Hungarian

Hungarian, the national language of Hungary, has been taught at Inalco since 1931, when Aurélien Sauvageot (1897-1988) created the first chair of Finno-Ugric languages in France. It is also spoken in all neighboring countries by minorities, the largest of which are in Transylvania, Slovakia and Vojvodina. There is also a sizeable diaspora in Western Europe, America and Australia. In addition to the ten million Hungarian citizens, there are between three and five million speakers living outside the country's borders.

Discovering the language

Attested since the Middle Ages, Hungarian is written in the Latin alphabet. Its origins are related to Finnish, Estonian, Lappish and a dozen other languages spoken further east, on either side of the Urals. Its morphology is largely based on suffixation. Its grammar is highly logical. Its vocabulary, more coherent than that of French, bears the imprint of the language renovation movement which, between 1772 and 1871, strove to replace the many borrowings, especially Latinisms and Germanisms, with neologisms forged from the old national heritage.

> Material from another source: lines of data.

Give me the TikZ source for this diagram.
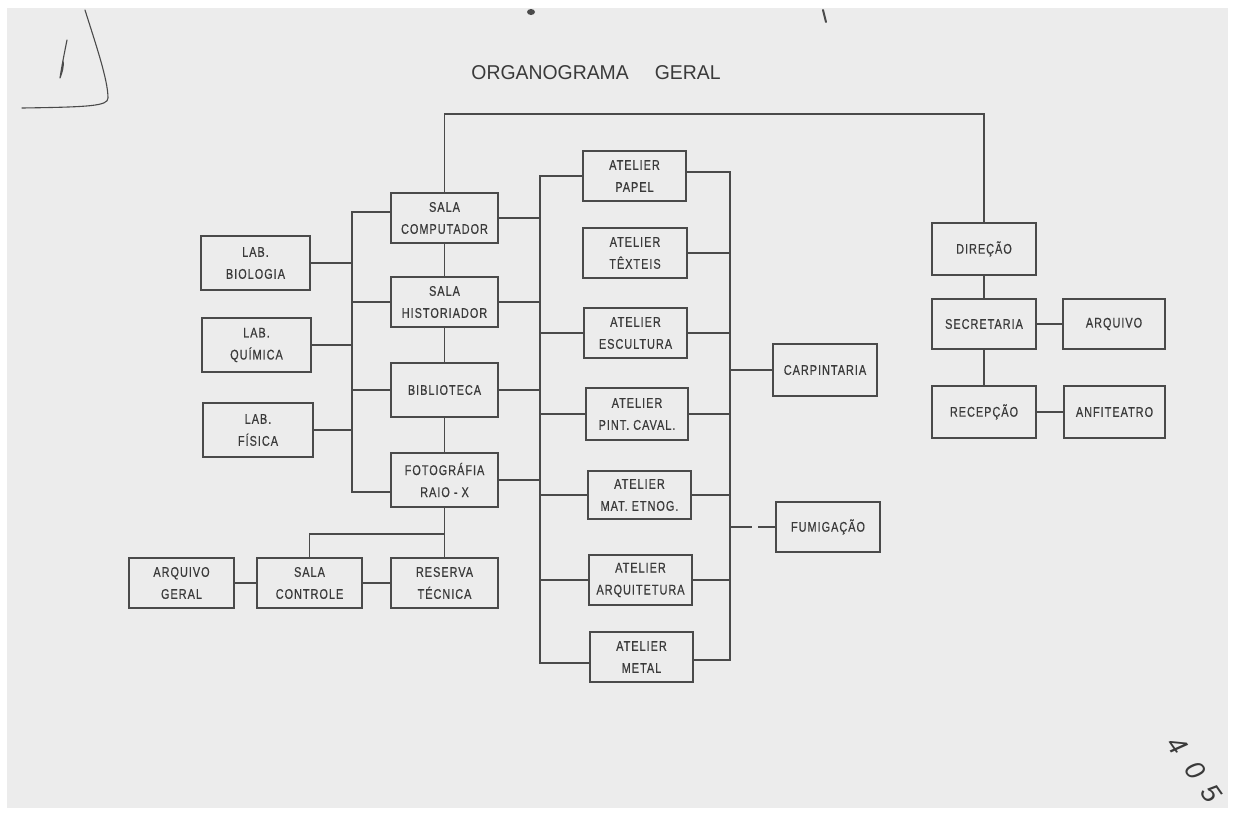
\documentclass[tikz,border=0pt]{standalone}
\usepackage{fontspec}
\setmainfont{Liberation Sans}[FakeStretch=0.78, LetterSpace=7, FakeBold=0.5]
\newfontfamily\titlefont{Liberation Sans}[FakeStretch=0.97]
\newfontfamily\handfont{Liberation Sans}
\definecolor{linec}{HTML}{4A4A4A}
\definecolor{textc}{HTML}{3A3A3A}
\definecolor{pagec}{HTML}{ECECEC}
\begin{document}
\begin{tikzpicture}[x=1pt,y=-1pt,
  box/.style={draw=linec, line width=1.6pt, inner sep=0pt, align=center, text=textc,
              font=\fontsize{14}{22}\selectfont},
  wire/.style={draw=linec, line width=1.6pt},
  hand/.style={draw=linec, line width=1.1pt, line cap=round, line join=round},
  digit/.style={rotate=-55, font=\handfont\itshape\fontsize{27}{27}\selectfont, text=textc, inner sep=0pt}]
\useasboundingbox (0,0) rectangle (1237,825);
\fill[white] (0,0) rectangle (1237,825);
\fill[pagec] (7,8) rectangle (1228,808);

% title
\node[font=\titlefont\fontsize{20}{20}\selectfont, text=textc] (title) at (596,73) {ORGANOGRAMA\hspace{26pt}GERAL};

% left column
\node[box, minimum width=107pt, minimum height=50pt] (sc)   at (444.5,218) {SALA\\COMPUTADOR};
\node[box, minimum width=107pt, minimum height=50pt] (sh)   at (444.5,302) {SALA\\HISTORIADOR};
\node[box, minimum width=107pt, minimum height=54pt] (bib)  at (444.5,390) {BIBLIOTECA};
\node[box, minimum width=107pt, minimum height=54pt] (foto) at (444.5,480) {FOTOGRÁFIA\\RAIO - X};
\node[box, minimum width=107pt, minimum height=50pt] (rt)   at (444.5,583) {RESERVA\\TÉCNICA};

\node[box, minimum width=109pt, minimum height=54pt] (lbio) at (255.5,263) {LAB.\\BIOLOGIA};
\node[box, minimum width=109pt, minimum height=54pt] (lqui) at (256.5,345) {LAB.\\QUÍMICA};
\node[box, minimum width=110pt, minimum height=54pt] (lfis) at (258,430) {LAB.\\FÍSICA};

\node[box, minimum width=105pt, minimum height=50pt] (ag)   at (181.5,583) {ARQUIVO\\GERAL};
\node[box, minimum width=105pt, minimum height=50pt] (sctl) at (309.5,583) {SALA\\CONTROLE};

% ateliers
\node[box, minimum width=103pt, minimum height=50pt] (apap) at (634.5,176) {ATELIER\\PAPEL};
\node[box, minimum width=104pt, minimum height=50pt] (atex) at (635,253) {ATELIER\\TÊXTEIS};
\node[box, minimum width=103pt, minimum height=50pt] (aesc) at (635.5,333) {ATELIER\\ESCULTURA};
\node[box, minimum width=102pt, minimum height=52pt] (apin) at (637,414) {ATELIER\\PINT. CAVAL.};
\node[box, minimum width=103pt, minimum height=48pt] (amat) at (639.5,495) {ATELIER\\MAT. ETNOG.};
\node[box, minimum width=103pt, minimum height=50pt] (aarq) at (640.5,580) {ATELIER\\ARQUITETURA};
\node[box, minimum width=103pt, minimum height=50pt] (amet) at (641.5,657) {ATELIER\\METAL};

\node[box, minimum width=104pt, minimum height=52pt] (carp) at (825,370) {CARPINTARIA};
\node[box, minimum width=104pt, minimum height=50pt] (fum)  at (828,527) {FUMIGAÇÃO};

% right group
\node[box, minimum width=104pt, minimum height=52pt] (dir) at (984,249) {DIREÇÃO};
\node[box, minimum width=104pt, minimum height=50pt] (sec) at (984,324) {SECRETARIA};
\node[box, minimum width=102pt, minimum height=50pt] (arq) at (1114,324) {ARQUIVO};
\node[box, minimum width=104pt, minimum height=52pt] (rec) at (984,412) {RECEPÇÃO};
\node[box, minimum width=101pt, minimum height=52pt] (anf) at (1114.5,412) {ANFITEATRO};

% top connector
\coordinate (tr) at (984,114);
\draw[wire] (sc.north) |- (tr) -- (dir.north);

% column chain
\draw[wire] (sc) -- (sh);
\draw[wire] (sh) -- (bib);
\draw[wire] (bib) -- (foto);
\draw[wire] (foto) -- (rt);
\coordinate (br) at (444.5,534);
\draw[wire] (sctl.north) |- (br);
\draw[wire] (ag) -- (sctl);
\draw[wire] (sctl) -- (rt);

% left bus
\coordinate (lbT) at (352,212);
\coordinate (lbB) at (352,492);
\draw[wire] (sc.west |- lbT) -- (lbT) -- (lbB) -- (foto.west |- lbB);
\draw[wire] (lbio.east) -- (lbio.east -| lbT);
\draw[wire] (sh.west) -- (sh.west -| lbT);
\draw[wire] (lqui.east) -- (lqui.east -| lbT);
\draw[wire] (bib.west) -- (bib.west -| lbT);
\draw[wire] (lfis.east) -- (lfis.east -| lbT);

% atelier left bus
\coordinate (abT) at (540,176);
\coordinate (abB) at (540,663);
\draw[wire] (apap.west) -- (abT) -- (abB) -- (amet.west |- abB);
\draw[wire] (sc.east) -- (sc.east -| abT);
\draw[wire] (sh.east) -- (sh.east -| abT);
\draw[wire] (bib.east) -- (bib.east -| abT);
\draw[wire] (foto.east) -- (foto.east -| abT);
\draw[wire] (aesc.west) -- (aesc.west -| abT);
\draw[wire] (apin.west) -- (apin.west -| abT);
\draw[wire] (amat.west) -- (amat.west -| abT);
\draw[wire] (aarq.west) -- (aarq.west -| abT);

% atelier right bus
\coordinate (rbT) at (730,172);
\coordinate (rbB) at (730,660);
\draw[wire] (apap.east |- rbT) -- (rbT) -- (rbB) -- (amet.east |- rbB);
\draw[wire] (atex.east) -- (atex.east -| rbT);
\draw[wire] (aesc.east) -- (aesc.east -| rbT);
\draw[wire] (apin.east) -- (apin.east -| rbT);
\draw[wire] (amat.east) -- (amat.east -| rbT);
\draw[wire] (aarq.east) -- (aarq.east -| rbT);
\draw[wire] (carp.west -| rbT) -- (carp.west);
\draw[wire, dash pattern=on 22pt off 6pt] (fum.west -| rbT) -- (fum.west);

% right group connectors
\draw[wire] (dir) -- (sec);
\draw[wire] (sec) -- (rec);
\draw[wire] (sec) -- (arq);
\draw[wire] (rec) -- (anf);

% handwritten marks of the scanned page
\draw[hand] (85,10) .. controls (96,45) and (108,80) .. (108,98) .. controls (108,106) and (90,107) .. (22,108);
\draw[hand] (67,40) .. controls (64,55) and (62,65) .. (60,78) .. controls (62,72) and (64,68) .. (63,60);
\node[digit] (d4) at (1177,745) {4};
\node[digit] (d0) at (1195,770) {0};
\node[digit] (d5) at (1211,793) {5};
\fill[linec] (531,12) ellipse (4pt and 3pt);
\draw[hand, line width=2pt] (823,10) -- (826,22);
\end{tikzpicture}
\end{document}
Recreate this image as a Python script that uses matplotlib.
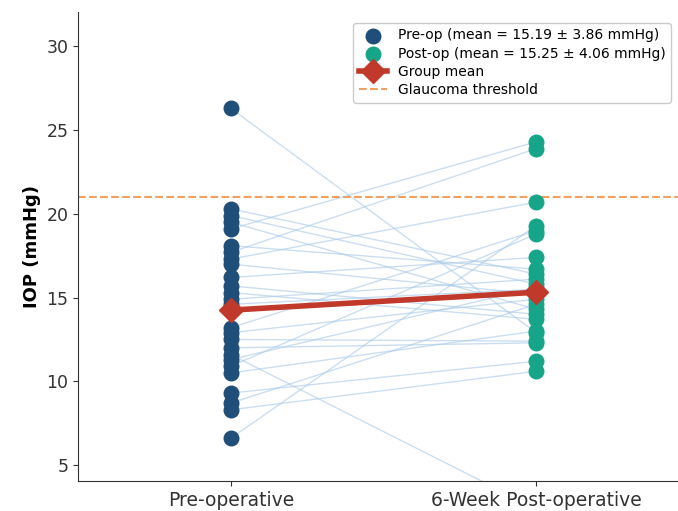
import matplotlib
matplotlib.use("Agg")
import matplotlib.pyplot as plt

categories = ["Pre-operative", "6-Week Post-operative"]
pre_iop = [26.3, 20.3, 19.9, 19.5, 19.1, 18.1, 17.7, 17.3, 17.0, 16.2, 15.7, 15.3, 14.9,
           14.6, 13.2, 12.9, 12.5, 12.0, 11.6, 11.3, 10.9, 10.5, 9.3, 8.7, 8.3, 6.6]
post_iop = [12.9, 16.4, 15.8, 14.3, 24.3, 16.7, 23.9, 20.7, 15.2, 17.4, 14.0, 13.7, 16.1,
            15.5, 19.0, 14.9, 12.4, 12.3, 2.4, 15.6, 18.8, 13.0, 11.2, 14.6, 10.6, 19.3]
group_mean = [14.25, 15.32]
threshold = 21
pre_label = "Pre-op (mean = 15.19 ± 3.86 mmHg)"
post_label = "Post-op (mean = 15.25 ± 4.06 mmHg)"

fig = plt.figure(figsize=(6.78, 5.11), dpi=100)
ax = fig.add_axes([78/678, 1-481/511, (689-78)/678, (481-12)/511])

for a, b in zip(pre_iop, post_iop):
    ax.plot([0, 1], [a, b], color="#a9c9e8", alpha=0.6, lw=1, zorder=1)

ax.scatter([0]*len(pre_iop), pre_iop, s=110, color="#1f4e79", zorder=3, label=pre_label)
ax.scatter([1]*len(post_iop), post_iop, s=110, color="#17a589", zorder=3, label=post_label)
ax.plot([0, 1], group_mean, color="#c0392b", lw=4, marker="D", markersize=12,
        zorder=4, label="Group mean")
ax.axhline(threshold, color="#f0a060", ls="--", lw=1.5, zorder=2, label="Glaucoma threshold")

ax.set_xlim(-0.5, 1.5)
ax.set_ylim(4.05, 32.05)
ax.set_xticks([0, 1])
ax.set_xticklabels(categories, fontsize=13.5, color="#222222")
ax.set_yticks([5, 10, 15, 20, 25, 30])
ax.tick_params(axis="y", labelsize=12.5, labelcolor="#222222")
ax.tick_params(colors="#333333")
ax.set_ylabel("IOP (mmHg)", fontsize=13, fontweight="bold")
for s in ["top", "right"]:
    ax.spines[s].set_visible(False)
for s in ["left", "bottom"]:
    ax.spines[s].set_color("#333333")

fig.legend(loc="upper right", bbox_to_anchor=(678/678, 1-16/511), fontsize=10,
           frameon=True, framealpha=1, edgecolor="#cccccc", borderpad=0.4,
           handletextpad=0.8, labelspacing=0.3)

fig.savefig("out.png", dpi=100)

Illustrated by the works of Sándor Petőfi, János Arany, Endre Ady, Attila József, Gyula Krúdy, Mihály Babits, Dezső Kosztolányi, Sándor Márai, Hungarian is today a great language of civilization whose knowledge, especially when added to other skills, constitutes, at a time of European construction, an increasingly appreciated asset.

Studying Hungarian at Inalco

Throughout the course, students follow a coherent program combining the study of language, literature and history. Inalco is the only French institution in which the teaching of Hungarian is coherently integrated into the whole of Central European studies.